I would want all new shafts, bearings, and syncros. I pulled mine down, and just fixed what was wrong the first time. Which was the syncros, and bearings, just to get to do it all over again in 6 months. and I think getblown will tell you the same story. SO do it once and do it right. AS far as the idle with the clutch in and out I would say that the ecm is telling the motor it has a load (small as it may be) on it, and giving it more fuel to keep it running. Like when you idle up a hill in a low gear (no thottle at all) and it seems to fuel itself to keep from stalling. It use to be a govenor on the older trucks, but now it's done by the ecm. I will have to wait on that beer for a few years
I removed the transfer case & rear tranny cover and the countershaft is just hanging loose, all the bearings are gone. I wish I could just replace the support bearings, thrust washer, and syncros and put it back together......but I think the snap ring groove at the end of the shaft is gone, but I'm not sure. I've already bought the parts listed above. What do you guys think I should do??
Mine is coming out in a month or two because the third gear synchro is gone. I am gonna just replace it with a fully rebuilt unit. Don't wanna have to pull it twice. I agree with Brian, him and GB5.9 are pulling theirs again because they only replaced what was needing replaced.
I'm just trying to get it going for now. I can't afford a new tranny, so I thought I'd just fix it with the parts I have til I can afford a new tranny. Anyone know how to put the rear bearing/thrust washer onto the countershaft?
Try this link. It should take you to an article on changing the tailshaft on an NV4500.
http://www.off-road.com/jeep/projects/jeeptherapy5.htm
Joe
http://www.off-road.com/jeep/projects/jeeptherapy5.htm
Joe
I'm having a rough time getting those bolts off the crossmember! Does anyone know what size the bolts/nuts are? I think the bolts are 13mm but don't know about the nuts. I think I need a long extension to reach the nuts. Is there an easier way?

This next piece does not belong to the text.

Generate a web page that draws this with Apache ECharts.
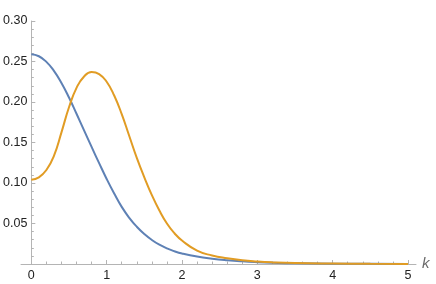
<!DOCTYPE html>
<html>
<head>
<meta charset="utf-8">
<script src="https://cdn.jsdelivr.net/npm/echarts@6/dist/echarts.min.js"></script>
<style>
html,body{margin:0;padding:0;background:#fff;}
#chart{width:436px;height:284px;}
</style>
</head>
<body>
<div id="chart"></div>
<script>
var kValues = [0, 0.1, 0.2, 0.3, 0.4, 0.5, 0.6, 0.7, 0.8, 0.9, 1.0, 1.1, 1.2, 1.3, 1.4, 1.5, 1.6, 1.7, 1.8, 1.9, 2.0, 2.2, 2.4, 2.6, 2.8, 3.0, 3.2, 3.5, 4.0, 4.5, 5.0];
var blueValues = [0.259, 0.2565, 0.2495, 0.2385, 0.2235, 0.2055, 0.1855, 0.165, 0.1445, 0.1245, 0.105, 0.087, 0.0705, 0.057, 0.046, 0.037, 0.0297, 0.0238, 0.0192, 0.0157, 0.013, 0.0092, 0.0066, 0.0047, 0.0033, 0.0023, 0.0016, 0.0009, 0.0004, 0.0002, 0.0001];
var orangeValues = [0.104, 0.107, 0.116, 0.1335, 0.1625, 0.1935, 0.2175, 0.2315, 0.237, 0.2345, 0.225, 0.208, 0.185, 0.158, 0.131, 0.107, 0.085, 0.066, 0.050, 0.038, 0.029, 0.0165, 0.0105, 0.007, 0.0045, 0.003, 0.002, 0.0011, 0.0005, 0.0002, 0.0001];
var xTicks = [0, 1, 2, 3, 4, 5];
var yTicks = [0.05, 0.10, 0.15, 0.20, 0.25, 0.30];

function pairs(vals) { return kValues.map(function (k, i) { return [k, vals[i]]; }); }

var axisGray = '#b4b4b4';
var labelColor = '#222';
var chart = echarts.init(document.getElementById('chart'), null, {renderer: 'canvas'});
chart.setOption({
  animation: false,
  backgroundColor: '#fff',
  grid: [
    {left: 29, right: 28, top: 21, bottom: 20, containLabel: false},
    {left: 21, right: 20, top: 21, bottom: 20, containLabel: false}
  ],
  xAxis: [{
    type: 'value', gridIndex: 0, min: xTicks[0], max: xTicks[xTicks.length - 1], interval: 1,
    axisLine: {show: true, onZero: false, lineStyle: {color: axisGray, width: 1}},
    axisTick: {show: true, inside: true, length: 4, lineStyle: {color: axisGray}},
    minorTick: {show: true, splitNumber: 5, length: 2.5, lineStyle: {color: axisGray}},
    axisLabel: {color: labelColor, fontSize: 12.5, fontFamily: 'Liberation Sans', margin: 5},
    splitLine: {show: false}
  }, {
    type: 'value', gridIndex: 1, min: 0, max: 1,
    axisLine: {show: true, onZero: false, lineStyle: {color: axisGray, width: 1}},
    axisTick: {show: false}, axisLabel: {show: false}, splitLine: {show: false},
    name: 'k', nameLocation: 'end', nameGap: 6,
    nameTextStyle: {color: '#6a6a6a', fontStyle: 'italic', fontSize: 15, fontFamily: 'Liberation Sans', verticalAlign: 'middle', padding: [0, 0, 6, 0]}
  }],
  yAxis: [{
    type: 'value', gridIndex: 0, min: 0, max: yTicks[yTicks.length - 1], interval: 0.05,
    axisLine: {show: true, onZero: false, lineStyle: {color: axisGray, width: 1}},
    axisTick: {show: true, inside: true, length: 4, lineStyle: {color: axisGray}},
    minorTick: {show: true, splitNumber: 5, length: 2.5, lineStyle: {color: axisGray}},
    axisLabel: {color: labelColor, fontSize: 12.5, fontFamily: 'Liberation Sans', margin: 4,
      formatter: function (v) { return v === 0 ? '' : v.toFixed(2); }},
    splitLine: {show: false}
  }, {
    type: 'value', gridIndex: 1, show: false, min: 0, max: 1
  }],
  series: [{
    type: 'line', xAxisIndex: 0, yAxisIndex: 0, data: pairs(blueValues),
    showSymbol: false, smooth: 0.5,
    lineStyle: {color: '#5e81b5', width: 2}, clip: false
  }, {
    type: 'line', xAxisIndex: 0, yAxisIndex: 0, data: pairs(orangeValues),
    showSymbol: false, smooth: 0.5,
    lineStyle: {color: '#e19c24', width: 2}, clip: false
  }]
});
</script>
</body>
</html>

Having the right tools will help. I used a deep socket on a short extension with an impact gun on one side and a box end wrench on the other side to hold the bolt. Can't remember what sizes. DOH!
It worked slick, and didn't take long at all to remove the bolts. Using an impact wrench is a knuckle saver. If you can borrow one, do it!
Joe
It worked slick, and didn't take long at all to remove the bolts. Using an impact wrench is a knuckle saver. If you can borrow one, do it!